▸ RECORD LIST
=====
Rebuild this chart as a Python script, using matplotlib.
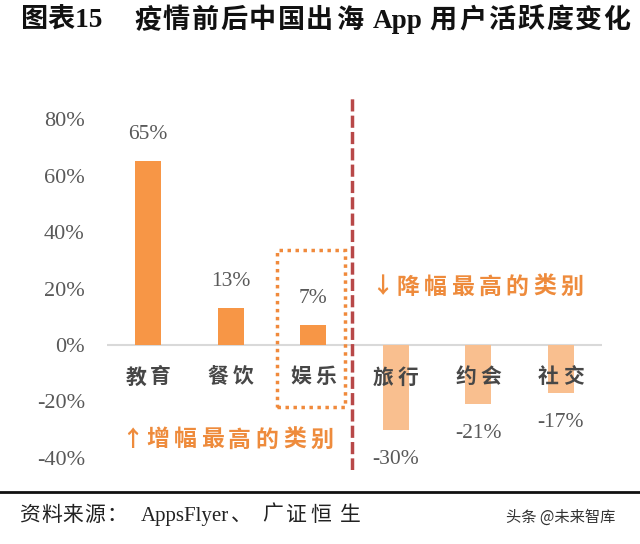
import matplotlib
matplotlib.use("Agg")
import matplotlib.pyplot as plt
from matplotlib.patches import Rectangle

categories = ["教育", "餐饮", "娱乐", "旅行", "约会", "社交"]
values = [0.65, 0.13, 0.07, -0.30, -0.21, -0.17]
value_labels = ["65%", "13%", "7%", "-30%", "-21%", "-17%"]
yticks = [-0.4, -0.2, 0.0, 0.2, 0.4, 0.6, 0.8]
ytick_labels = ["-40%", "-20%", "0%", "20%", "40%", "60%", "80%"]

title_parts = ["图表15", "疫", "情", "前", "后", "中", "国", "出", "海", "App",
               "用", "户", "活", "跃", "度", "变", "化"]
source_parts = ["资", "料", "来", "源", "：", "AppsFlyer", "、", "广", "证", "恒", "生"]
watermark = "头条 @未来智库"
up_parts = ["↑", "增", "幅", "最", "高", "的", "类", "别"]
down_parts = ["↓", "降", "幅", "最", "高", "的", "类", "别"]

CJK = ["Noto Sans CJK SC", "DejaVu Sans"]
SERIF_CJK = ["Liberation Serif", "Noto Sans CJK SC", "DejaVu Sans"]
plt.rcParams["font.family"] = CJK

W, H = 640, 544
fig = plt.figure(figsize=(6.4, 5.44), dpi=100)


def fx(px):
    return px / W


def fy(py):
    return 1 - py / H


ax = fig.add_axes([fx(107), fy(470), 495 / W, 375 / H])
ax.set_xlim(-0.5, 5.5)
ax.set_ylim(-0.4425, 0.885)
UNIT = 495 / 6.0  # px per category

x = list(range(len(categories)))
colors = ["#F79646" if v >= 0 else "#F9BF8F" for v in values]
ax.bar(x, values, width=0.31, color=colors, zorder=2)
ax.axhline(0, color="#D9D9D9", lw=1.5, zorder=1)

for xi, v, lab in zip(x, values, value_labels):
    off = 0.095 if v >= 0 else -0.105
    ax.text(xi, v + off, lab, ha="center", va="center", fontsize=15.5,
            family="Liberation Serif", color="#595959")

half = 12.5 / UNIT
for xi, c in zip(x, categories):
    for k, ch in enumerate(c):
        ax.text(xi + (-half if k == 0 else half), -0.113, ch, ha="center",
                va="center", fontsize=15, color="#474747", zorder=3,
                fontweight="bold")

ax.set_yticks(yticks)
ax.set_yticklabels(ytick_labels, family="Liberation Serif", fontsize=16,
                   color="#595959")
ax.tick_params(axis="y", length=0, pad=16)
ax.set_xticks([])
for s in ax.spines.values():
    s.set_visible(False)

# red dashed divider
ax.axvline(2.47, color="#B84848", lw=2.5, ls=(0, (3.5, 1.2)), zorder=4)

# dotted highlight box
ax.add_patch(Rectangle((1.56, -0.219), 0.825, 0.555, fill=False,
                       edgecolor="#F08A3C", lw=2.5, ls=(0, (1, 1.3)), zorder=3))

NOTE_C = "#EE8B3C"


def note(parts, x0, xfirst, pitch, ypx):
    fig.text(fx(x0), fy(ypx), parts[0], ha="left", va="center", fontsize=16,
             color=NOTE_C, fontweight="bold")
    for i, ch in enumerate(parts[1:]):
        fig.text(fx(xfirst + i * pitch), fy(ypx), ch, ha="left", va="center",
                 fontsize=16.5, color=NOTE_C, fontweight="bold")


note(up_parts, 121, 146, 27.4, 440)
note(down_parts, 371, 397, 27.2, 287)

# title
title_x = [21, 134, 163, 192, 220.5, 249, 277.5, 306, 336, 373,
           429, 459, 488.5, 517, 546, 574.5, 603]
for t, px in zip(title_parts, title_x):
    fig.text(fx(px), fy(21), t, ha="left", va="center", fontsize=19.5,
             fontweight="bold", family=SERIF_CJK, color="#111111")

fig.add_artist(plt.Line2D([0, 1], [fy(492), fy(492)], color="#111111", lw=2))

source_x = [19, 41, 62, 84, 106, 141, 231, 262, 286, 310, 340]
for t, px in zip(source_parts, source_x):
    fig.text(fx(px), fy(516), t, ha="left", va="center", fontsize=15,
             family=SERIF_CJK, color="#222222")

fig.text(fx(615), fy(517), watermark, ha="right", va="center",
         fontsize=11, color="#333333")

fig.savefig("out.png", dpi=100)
=====
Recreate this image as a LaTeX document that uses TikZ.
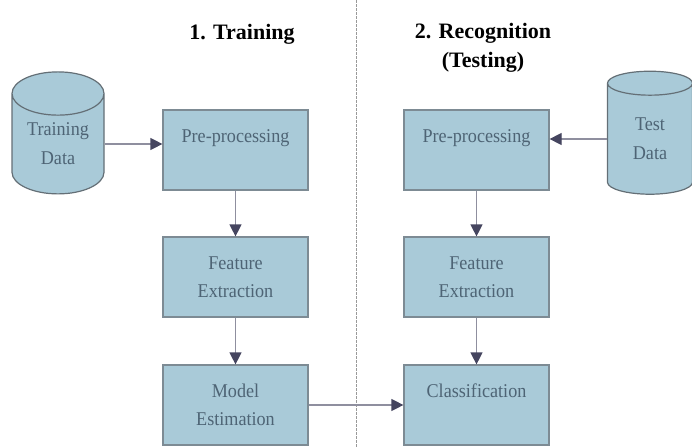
=====
▸ YOUR GOAL
Your job is to reproduce the lines from the one with "Rebuild this chart" through the one with "UNIT = 495 /", both kept, exactly as they are. Leave out the pictures.

▸ SOLUTION TO THE EXERCISE
Rebuild this chart as a Python script, using matplotlib.
import matplotlib
matplotlib.use("Agg")
import matplotlib.pyplot as plt
from matplotlib.patches import Rectangle

categories = ["教育", "餐饮", "娱乐", "旅行", "约会", "社交"]
values = [0.65, 0.13, 0.07, -0.30, -0.21, -0.17]
value_labels = ["65%", "13%", "7%", "-30%", "-21%", "-17%"]
yticks = [-0.4, -0.2, 0.0, 0.2, 0.4, 0.6, 0.8]
ytick_labels = ["-40%", "-20%", "0%", "20%", "40%", "60%", "80%"]

title_parts = ["图表15", "疫", "情", "前", "后", "中", "国", "出", "海", "App",
               "用", "户", "活", "跃", "度", "变", "化"]
source_parts = ["资", "料", "来", "源", "：", "AppsFlyer", "、", "广", "证", "恒", "生"]
watermark = "头条 @未来智库"
up_parts = ["↑", "增", "幅", "最", "高", "的", "类", "别"]
down_parts = ["↓", "降", "幅", "最", "高", "的", "类", "别"]

CJK = ["Noto Sans CJK SC", "DejaVu Sans"]
SERIF_CJK = ["Liberation Serif", "Noto Sans CJK SC", "DejaVu Sans"]
plt.rcParams["font.family"] = CJK

W, H = 640, 544
fig = plt.figure(figsize=(6.4, 5.44), dpi=100)


def fx(px):
    return px / W


def fy(py):
    return 1 - py / H


ax = fig.add_axes([fx(107), fy(470), 495 / W, 375 / H])
ax.set_xlim(-0.5, 5.5)
ax.set_ylim(-0.4425, 0.885)
UNIT = 495 / 6.0  # px per category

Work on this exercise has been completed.